Something jarred me today, and I realized that although I hear the word “no” a lot (and sometimes in very strange contexts, proving she doesn’t understand it quite yet), and even though I feel my patience level tested anew each day, and even though I use the phrase “going to the potty” and first-person plural regardless of whether I’m conversing with an 18-month-old or an 18-year-old – despite all of this, she’s growing fast.

Yesterday, she was born. Today, she’s toddling and pondering how to run. Tomorrow, she’ll leap away from me, and before I can blink again, she’ll be starting milestones I’m not mentally ready for, like the various graduations and first days and all of the things that involve the Big World. My test, I’m always reminded, is ongoing.

And my child is only temporarily small.

I can’t help but think of the role model I look to, Mary. Was Jesus really a toddler? OK, yes, I know the answer; I know the answer I’m supposed to know. But I haven’t really thought about the reality of potty training Christ. I hadn’t considered a bundle of jumbles and smiles and stubbornness. Even if he was a perfect child, he had to be a boy to some extent, which involves some measure of mud under fingernails and exploration in the Great Out There.

I feel, on the one hand, like I have a lot in common with Mary. On the other hand, what kind of person gets asked to be the mother of God? I’m guessing, dear friends, that it’s someone who’s a lot different than me!

What faith, to say yes to a proposition which no human mind could really have understood?
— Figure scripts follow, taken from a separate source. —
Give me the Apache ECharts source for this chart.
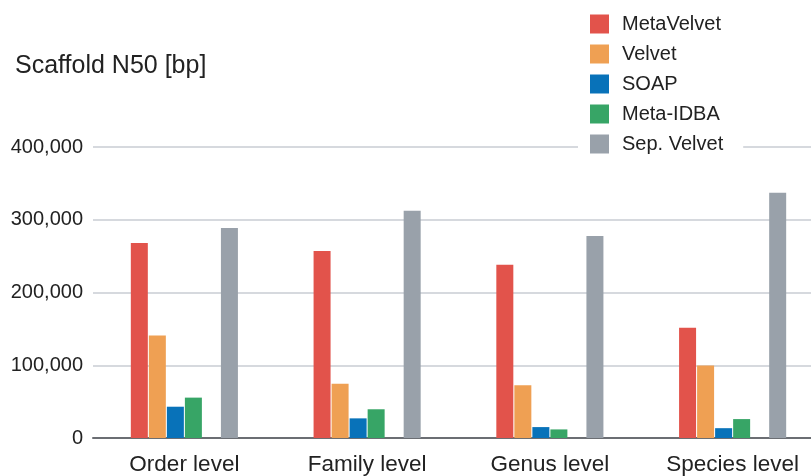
<!DOCTYPE html>
<html>
<head>
<meta charset="utf-8">
<script src="https://cdn.jsdelivr.net/npm/echarts@6/dist/echarts.min.js"></script>
<style>html,body{margin:0;padding:0;background:#fff;overflow:hidden}#c{width:824px;height:476px}</style>
</head>
<body>
<div id="c"></div>
<script>
const categories = ['Order level', 'Family level', 'Genus level', 'Species level'];
const metaVelvet = [268000, 257000, 238000, 151500];
const velvet = [141000, 74500, 72500, 99700];
const soap = [43000, 27000, 15000, 13500];
const metaIDBA = [55500, 39500, 11800, 26000];
const emptySlot = [null, null, null, null];
const sepVelvet = [288500, 312500, 277500, 337000];
const yTicks = [0, 100000, 200000, 300000, 400000];

const colors = ['#E2534B', '#EFA053', '#0872B9', '#37A566', '#ffffff', '#99A1AA'];
const names = ['MetaVelvet', 'Velvet', 'SOAP', 'Meta-IDBA', ' ', 'Sep. Velvet'];
const datas = [metaVelvet, velvet, soap, metaIDBA, emptySlot, sepVelvet];

const chart = echarts.init(document.getElementById('c'));
const font = 'Liberation Sans, Arial, Helvetica, sans-serif';
chart.setOption({
  animation: false,
  textStyle: { fontFamily: font },
  title: {
    text: 'Scaffold N50 [bp]',
    left: 10, top: 49,
    textStyle: { fontFamily: font, fontSize: 25, fontWeight: 'normal', color: '#222' }
  },
  legend: {
    orient: 'vertical',
    left: 578, top: 0,
    padding: [14, 20, 6, 12],
    itemWidth: 19, itemHeight: 19, itemGap: 10,
    backgroundColor: '#fff',
    data: ['MetaVelvet', 'Velvet', 'SOAP', 'Meta-IDBA', 'Sep. Velvet'],
    icon: 'rect',
    textStyle: { fontFamily: font, fontSize: 20, color: '#222', padding: [0, 0, 0, 8] }
  },
  grid: { left: 93, top: 147, right: 0, bottom: 36 },
  xAxis: {
    type: 'category',
    data: categories,
    axisTick: { show: false },
    axisLine: { lineStyle: { color: '#6b6e73', width: 2 } },
    axisLabel: { fontFamily: font, fontSize: 22.5, color: '#222', margin: 15 }
  },
  yAxis: {
    type: 'value',
    min: yTicks[0], max: yTicks[yTicks.length - 1], interval: 100000,
    axisLine: { show: false },
    axisTick: { show: false },
    splitLine: { lineStyle: { color: '#c9ccd3', width: 1.5 } },
    axisLabel: {
      fontFamily: font, fontSize: 20, color: '#222', margin: 10,
      formatter: v => v.toLocaleString('en-US')
    }
  },
  series: datas.map((d, i) => ({
    name: names[i],
    type: 'bar',
    data: d,
    barWidth: 17,
    barGap: '6%',
    itemStyle: { color: colors[i] },
    z: 1
  }))
});
</script>
</body>
</html>
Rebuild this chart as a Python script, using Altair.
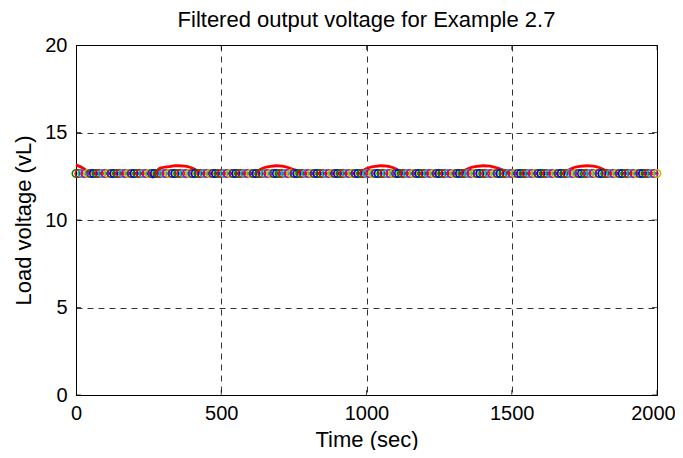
import altair as alt
import pandas as pd

# Red filtered-voltage trace (time in sec, voltage in V)
red_t = [0, 10, 20, 30, 40, 50, 62,
         255, 260, 265, 272, 285, 300, 320, 340, 356, 375, 395, 415, 432,
         615, 630, 650, 670, 690, 710, 730, 755, 780,
         975, 990, 1010, 1030, 1050, 1070, 1090, 1110, 1128,
         1325, 1340, 1360, 1380, 1403, 1425, 1445, 1470, 1496,
         1680, 1695, 1715, 1735, 1760, 1780, 1800, 1820, 1842, 2000]
red_v = [13.15, 13.08, 13.0, 12.9, 12.8, 12.72, 12.66,
         12.66, 12.5, 12.45, 12.62, 12.92, 13.0, 13.05, 13.1, 13.1, 13.08, 13.0, 12.85, 12.66,
         12.66, 12.85, 13.0, 13.07, 13.1, 13.08, 13.0, 12.85, 12.66,
         12.66, 12.85, 13.0, 13.07, 13.1, 13.08, 13.0, 12.85, 12.66,
         12.66, 12.85, 13.0, 13.07, 13.1, 13.08, 13.0, 12.85, 12.66,
         12.66, 12.85, 13.0, 13.07, 13.1, 13.08, 13.0, 12.85, 12.66, 12.66]

# Circle markers (sampled load voltage)
marker_t = list(range(0, 2001, 10))
marker_level = 12.66
marker_palette = ["#0000ff", "#008000", "#ff0000", "#00bfbf",
                  "#bf00bf", "#bfbf00", "#404040"]

x_ticks = [0, 500, 1000, 1500, 2000]
y_ticks = [0, 5, 10, 15, 20]

red_df = pd.DataFrame({"t": red_t, "v": red_v})
mk_df = pd.DataFrame({
    "t": marker_t,
    "v": [marker_level] * len(marker_t),
    "c": [str((i + 1) % 7) for i in range(len(marker_t))],
})
xt_df = pd.DataFrame({"t": x_ticks})
yt_df = pd.DataFrame({"v": y_ticks})

xs = alt.Scale(domain=[0, 2000], nice=False, zero=False)
ys = alt.Scale(domain=[0, 20], nice=False, zero=False)

FONT = "Liberation Sans"
TICK_FS = 20
LABEL_FS = 22

x_axis = alt.Axis(values=x_ticks, format="d", title="Time (sec)", grid=True,
                  gridColor="black", gridDash=[6, 5], gridWidth=0.8, gridOpacity=1,
                  tickSize=0, labelPadding=8, labelFontSize=TICK_FS, labelFont=FONT,
                  labelColor="black", titleFontSize=LABEL_FS, titleFont=FONT,
                  titleFontWeight="normal", titleColor="black", titlePadding=6,
                  domainColor="black", labelFlush=False,
                  labelOffset={"condition": {"test": "datum.value == 2000", "value": -4},
                               "value": 0})
y_axis = alt.Axis(values=y_ticks, format="d", title="Load voltage (vL)", grid=True,
                  gridColor="black", gridDash=[6, 5], gridWidth=0.8, gridOpacity=1,
                  tickSize=0, labelPadding=9, labelFontSize=TICK_FS, labelFont=FONT,
                  labelColor="black", titleFontSize=LABEL_FS, titleFont=FONT,
                  titleFontWeight="normal", titleColor="black", titlePadding=9,
                  domainColor="black", labelFlush=False)

base_axes = alt.Chart(red_df).mark_line(strokeWidth=0, opacity=0).encode(
    x=alt.X("t:Q", scale=xs, axis=x_axis),
    y=alt.Y("v:Q", scale=ys, axis=y_axis),
)

# inward ticks on all four sides
xt_bottom = alt.Chart(xt_df).mark_tick(orient="vertical", size=10, thickness=1,
                                       color="black", clip=True).encode(
    x=alt.X("t:Q", scale=xs), y=alt.datum(0, scale=ys))
xt_top = alt.Chart(xt_df).mark_tick(orient="vertical", size=10, thickness=1,
                                    color="black", clip=True).encode(
    x=alt.X("t:Q", scale=xs), y=alt.datum(20, scale=ys))
yt_left = alt.Chart(yt_df).mark_tick(orient="horizontal", size=10, thickness=1,
                                     color="black", clip=True).encode(
    y=alt.Y("v:Q", scale=ys), x=alt.datum(0, scale=xs))
yt_right = alt.Chart(yt_df).mark_tick(orient="horizontal", size=10, thickness=1,
                                      color="black", clip=True).encode(
    y=alt.Y("v:Q", scale=ys), x=alt.datum(2000, scale=xs))

red_line = alt.Chart(red_df).mark_line(color="red", strokeWidth=2.8,
                                       interpolate="monotone").encode(
    x=alt.X("t:Q", scale=xs), y=alt.Y("v:Q", scale=ys))

markers = alt.Chart(mk_df).mark_point(shape="circle", filled=False, size=55,
                                      strokeWidth=1.6, opacity=1).encode(
    x=alt.X("t:Q", scale=xs), y=alt.Y("v:Q", scale=ys),
    color=alt.Color("c:N", scale=alt.Scale(domain=[str(i) for i in range(7)],
                                           range=marker_palette), legend=None),
)

chart = alt.layer(base_axes, red_line, markers, xt_bottom, xt_top, yt_left, yt_right).properties(
    width=581, height=350,
    title=alt.TitleParams("Filtered output voltage for Example 2.7", fontSize=22,
                          font=FONT, fontWeight="normal", color="black", offset=3,
                          frame="group", anchor="middle"),
    autosize=alt.AutoSizeParams(type="none"),
    padding={"left": 68, "top": 37, "right": 18, "bottom": 55},
    background="white",
).configure_view(stroke="black", strokeWidth=1)

chart.save("out.html", embed_options={"renderer": "svg", "actions": False})
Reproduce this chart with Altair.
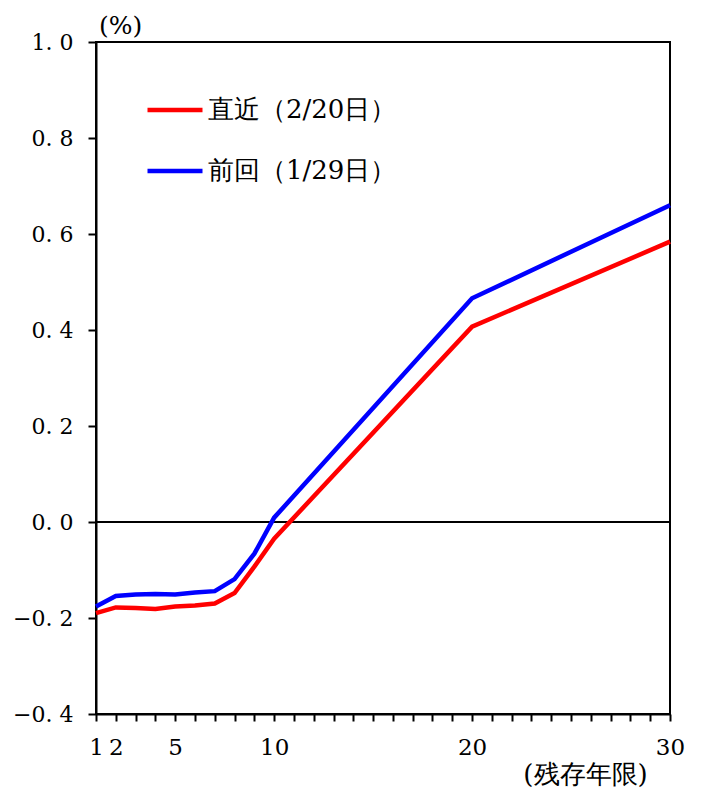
import altair as alt
import pandas as pd

years = [1, 2, 3, 4, 5, 6, 7, 8, 9, 10, 20, 30]
latest = [-0.190, -0.178, -0.179, -0.181, -0.176, -0.174, -0.170, -0.148, -0.093, -0.035, 0.407, 0.584]
previous = [-0.176, -0.154, -0.151, -0.150, -0.151, -0.147, -0.144, -0.119, -0.066, 0.009, 0.466, 0.660]
series_names = ["直近（2/20日）", "前回（1/29日）"]
series_colors = ["#ff0000", "#0000ff"]
x_ticks = list(range(1, 31))
x_labels = [1, 2, 5, 10, 20, 30]
y_ticks = [-0.4, -0.2, 0.0, 0.2, 0.4, 0.6, 0.8, 1.0]

rows = []
for i, yr in enumerate(years):
    rows.append({"year": yr, "value": latest[i], "series": series_names[0], "order": 0})
    rows.append({"year": yr, "value": previous[i], "series": series_names[1], "order": 1})
df = pd.DataFrame(rows)

FONT = "DejaVu Serif"
label_test = " || ".join(f"datum.value == {v}" for v in x_labels)

base = alt.Chart(df)

lines = base.mark_line(strokeWidth=4.5, strokeJoin="miter").encode(
    x=alt.X(
        "year:Q",
        scale=alt.Scale(domain=[1, 30], nice=False, zero=False),
        axis=alt.Axis(
            values=x_ticks,
            labelExpr=f"({label_test}) ? datum.label : ''",
            labelFontSize=23,
            labelOverlap=False,
            labelFlush=False,
            labelBound=False,
            title="(残存年限)",
            titleFontSize=26,
            titleX=489,
            titleY=68,
            titleAlign="center",
            titleBaseline="alphabetic",
            tickSize=7,
            labelPadding=15,
            grid=False,
        ),
    ),
    y=alt.Y(
        "value:Q",
        scale=alt.Scale(domain=[-0.4, 1.0], nice=False, zero=False),
        axis=alt.Axis(
            values=y_ticks,
            labelExpr="replace(format(datum.value, '.1f'), '.', '. ')",
            labelFontSize=22,
            labelOverlap=False,
            labelFlush=False,
            title="(%)",
            titleFontSize=25,
            titleAngle=0,
            titleX=24,
            titleY=-9,
            titleAlign="center",
            titleBaseline="alphabetic",
            tickSize=8,
            labelPadding=15,
            grid=False,
        ),
    ),
    color=alt.Color(
        "series:N",
        scale=alt.Scale(domain=series_names, range=series_colors),
        legend=alt.Legend(
            title=None,
            orient="none",
            legendX=49,
            legendY=38,
            symbolType="stroke",
            symbolSize=3025,
            symbolStrokeWidth=4.5,
            labelFontSize=26,
            labelFont=FONT,
            labelOffset=3,
            labelLimit=0,
            rowPadding=18,
            labelColor="#000000",
        ),
    ),
    order="order:Q",
    detail="series:N",
)

zero = alt.Chart(pd.DataFrame({"y": [0.0]})).mark_rule(color="black", strokeWidth=2).encode(
    y="y:Q"
)

chart = (
    alt.layer(zero, lines)
    .properties(
        width=574,
        height=672,
        autosize=alt.AutoSizeParams(type="none"),
        padding={"left": 88, "top": 34, "right": 24, "bottom": 76},
        background="white",
    )
    .configure_view(stroke="black", strokeWidth=2)
    .configure_axis(
        domainColor="black",
        domainWidth=2,
        tickColor="black",
        tickWidth=2,
        labelFont=FONT,
        labelColor="black",
        titleFont=FONT,
        titleFontWeight="normal",
        titleColor="black",
    )
)

chart.save("out.html", embed_options={"renderer": "svg", "actions": False})
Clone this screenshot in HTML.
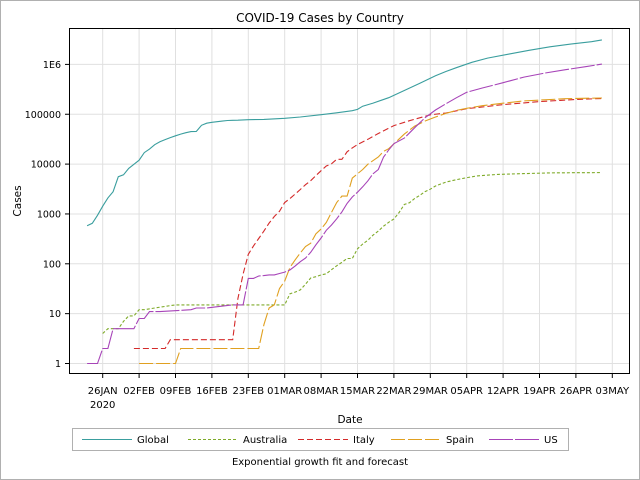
<!DOCTYPE html>
<html><head><meta charset="utf-8"><style>
body{margin:0;background:#fff}
svg{display:block;font-family:"DejaVu Sans","Liberation Sans",sans-serif}
</style></head><body>
<svg id="chart" width="640" height="480" viewBox="0 0 640 480">
<rect x="0.5" y="0.5" width="639" height="479" fill="#fff" stroke="#b0b0b0"/>
<text x="320" y="22" text-anchor="middle" font-size="12" fill="#000">COVID-19 Cases by Country</text>
<g id="grid"></g>
<g id="series"></g>
<rect x="69.5" y="28.5" width="560" height="345" fill="none" stroke="#000"/>
<g id="axes"></g>
<text x="350" y="423" text-anchor="middle" font-size="10.5">Date</text>
<text transform="translate(21,201) rotate(-90)" text-anchor="middle" font-size="10.5">Cases</text>
<rect x="72.5" y="428.5" width="496" height="22" fill="#fff" stroke="#b0b0b0"/>
<g id="legend"></g>
<text x="320" y="465" text-anchor="middle" font-size="10">Exponential growth fit and forecast</text>
</svg>
<script>
// day index: 0 = 22 Jan 2020
const xTickDays = [4,11,18,25,32,39,46,53,60,67,74,81,88,95,102];
const xTickLabels = ["26JAN","02FEB","09FEB","16FEB","23FEB","01MAR","08MAR","15MAR","22MAR","29MAR","05APR","12APR","19APR","26APR","03MAY"];
const yTickValues = [1,10,100,1000,10000,100000,1000000];
const yTickLabels = ["1","10","100","1000","10000","100000","1E6"];
const seriesNames = ["Global","Australia","Italy","Spain","US"];

const globalDays = [1,2,3,4,5,6,7,8,9,10,11,12,13,14,15,16,17,18,19,20,21,22,23,24,25,26,27,28,29,30,32,35,39,42,46,49,52,53,54,56,59,62,65,68,70,72,75,78,82,86,90,94,98,100];
const globalVals = [580,650,940,1430,2100,2800,5600,6100,8200,9900,12000,17000,20000,24500,28000,31000,34000,37000,40000,42700,44800,45000,60000,66000,69000,71000,73000,75000,75600,76000,77600,79000,83000,88000,98000,107000,118000,125000,145000,167000,215000,300000,420000,590000,720000,860000,1100000,1340000,1600000,1920000,2250000,2550000,2860000,3100000];

const ausDays = [4,5,7,8,9,10,11,12,14,16,18,38,39,40,41,42,43,44,45,46,47,48,49,50,51,52,53,54,55,56,57,58,59,60,61,62,63,64,65,66,67,68,69,70,72,74,76,80,85,90,95,100];
const ausVals = [4,5,5,7,9,9,12,12,13,14,15,15,15,25,27,30,39,52,55,60,63,76,91,107,128,128,200,250,297,377,452,568,681,791,1071,1549,1682,2044,2364,2810,3143,3640,3984,4361,4862,5330,5800,6200,6450,6650,6730,6760];

const italyDays = [10,16,17,29,30,31,32,33,34,35,36,37,38,39,40,41,42,43,44,45,46,47,48,49,50,51,52,53,55,57,60,63,67,70,74,78,81,85,88,92,95,100];
const italyVals = [2,2,3,3,20,62,155,229,322,453,655,888,1128,1694,2036,2502,3089,3858,4636,5883,7375,9172,10149,12462,12462,17660,21157,24747,31506,41035,59138,74386,97689,105792,128948,143626,156363,168941,178972,189973,197675,207428];

const spainDays = [11,18,19,34,35,36,37,38,39,40,41,42,43,44,45,46,47,48,49,50,51,52,53,54,55,56,57,58,59,60,62,64,66,68,70,72,74,77,81,85,89,93,95,100];
const spainVals = [1,1,2,2,6,13,15,32,45,84,120,165,222,259,400,500,673,1073,1695,2277,2277,5232,6391,7798,9942,11748,13910,17963,20410,25374,39885,57786,73235,87956,104118,119199,131646,148220,166831,184948,195000,205000,208000,212000];

const usDays = [1,3,4,5,6,9,10,11,12,13,14,15,21,22,24,29,30,31,32,33,34,35,36,37,38,39,40,41,42,43,44,45,46,47,48,49,50,51,52,53,54,55,56,57,58,59,60,62,64,66,68,70,72,74,77,81,85,89,93,97,100];
const usVals = [1,1,2,2,5,5,5,8,8,11,11,11,12,13,13,15,15,15,51,51,57,58,60,60,64,68,75,90,110,130,170,240,330,470,600,800,1100,1630,2183,2727,3499,4632,6421,7783,13747,19273,25600,33276,53740,85356,121478,161807,213372,275586,336802,429052,555313,667801,784326,905358,1012582,1103461];

const NS = "http://www.w3.org/2000/svg";
const X0 = 81.9, DX = 5.2, Y1 = 363.5, DEC = 49.85;
function xScale(d){ return X0 + d*DX; }
function yScale(v){ return Y1 - Math.log10(v)*DEC; }
function mk(tag, attrs, parent){ const e=document.createElementNS(NS,tag); for(const k in attrs) e.setAttribute(k,attrs[k]); parent.appendChild(e); return e; }

const grid = document.getElementById('grid');
const axes = document.getElementById('axes');
xTickDays.forEach((d,i)=>{
  const x = xScale(d);
  const g = mk('line',{x1:x,x2:x,y1:29,y2:373,stroke:'#e0e0e0'},grid);
  
  
  const t = mk('line',{x1:x,x2:x,y1:373.5,y2:378,stroke:'#000'},axes);
  
  
  const l = mk('text',{x:x,y:394,'text-anchor':'middle','font-size':'10'},axes);
  l.textContent = xTickLabels[i];
  
  
});
const yr = mk('text',{x:xScale(xTickDays[0]),y:408,'text-anchor':'middle','font-size':'10'},axes);
yr.textContent = '2020';


yTickValues.forEach((v,i)=>{
  const y = yScale(v);
  const g = mk('line',{x1:70,x2:629,y1:y,y2:y,stroke:'#e0e0e0'},grid);
  
  
  const t = mk('line',{x1:65,x2:69.5,y1:y,y2:y,stroke:'#000'},axes);
  
  
  const l = mk('text',{x:61,y:y+3.5,'text-anchor':'end','font-size':'9.5'},axes);
  l.textContent = yTickLabels[i];
  
  
});

const styles = [
  {c:'#3a9e9e',d:''},
  {c:'#7fab2a',d:'3,2'},
  {c:'#d42a2a',d:'6,3'},
  {c:'#e0a020',d:'14,3'},
  {c:'#a744b8',d:'24,2'}
];
const dataDays = [globalDays,ausDays,italyDays,spainDays,usDays];
const dataVals = [globalVals,ausVals,italyVals,spainVals,usVals];
const sg = document.getElementById('series');
dataDays.forEach((days,s)=>{
  const pts = days.map((d,i)=>xScale(d).toFixed(1)+','+yScale(dataVals[s][i]).toFixed(1)).join(' ');
  const p = mk('polyline',{points:pts,fill:'none',stroke:styles[s].c,'stroke-width':'1.1'},sg);
  if(styles[s].d) p.setAttribute('stroke-dasharray',styles[s].d);
  
  
});

const leg = document.getElementById('legend');
const legLineX = [82,188,298,391,489];
seriesNames.forEach((n,s)=>{
  const x = legLineX[s];
  const ln = mk('line',{x1:x,x2:x+50,y1:439.5,y2:439.5,stroke:styles[s].c,'stroke-width':'1.1'},leg);
  if(styles[s].d) ln.setAttribute('stroke-dasharray',styles[s].d);
  
  
  const t = mk('text',{x:x+55,y:443,'font-size':'10'},leg);
  t.textContent = n;
  
  
});
</script>
</body></html>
What patience, to look for your son, who’s the Savior of the world, the long-awaited Messiah, for three days and then find him back where you started? What courage, to be the first disciple? What strength, to stand at the foot of the cross? What hope, to stand in front of the empty tomb?

As a fellow mother, I look at Mary and think, “ah, there’s my hero, someone to look up to, someone who went through what I’m going through and did it with flying colors.” Sometimes, if I’m not careful, that voice in my head gets the megaphone and trumpets out “You can’t be like that, you’re not the mother of God.” Sometimes, I forget that this Toddler-tron phase is temporary, just like the sleepless nights and the nursing and the labor pains. All of the difficulties passed, and so did the little joys that always get stomped under the complaining.

I’m trying to remember that my child is only temporarily small.

Someday, there will not be a small head on my shoulder, representative of a weight I can contain within my two arms and keep safe by sheer willpower. Someday, and the day is coming so soon!, I will have to let her go into the Big World, and I will have to pray harder than I ever have.

If she was small longer, I might lose every shred of sanity. But if she grew faster, I might not have time to savor any of the joy.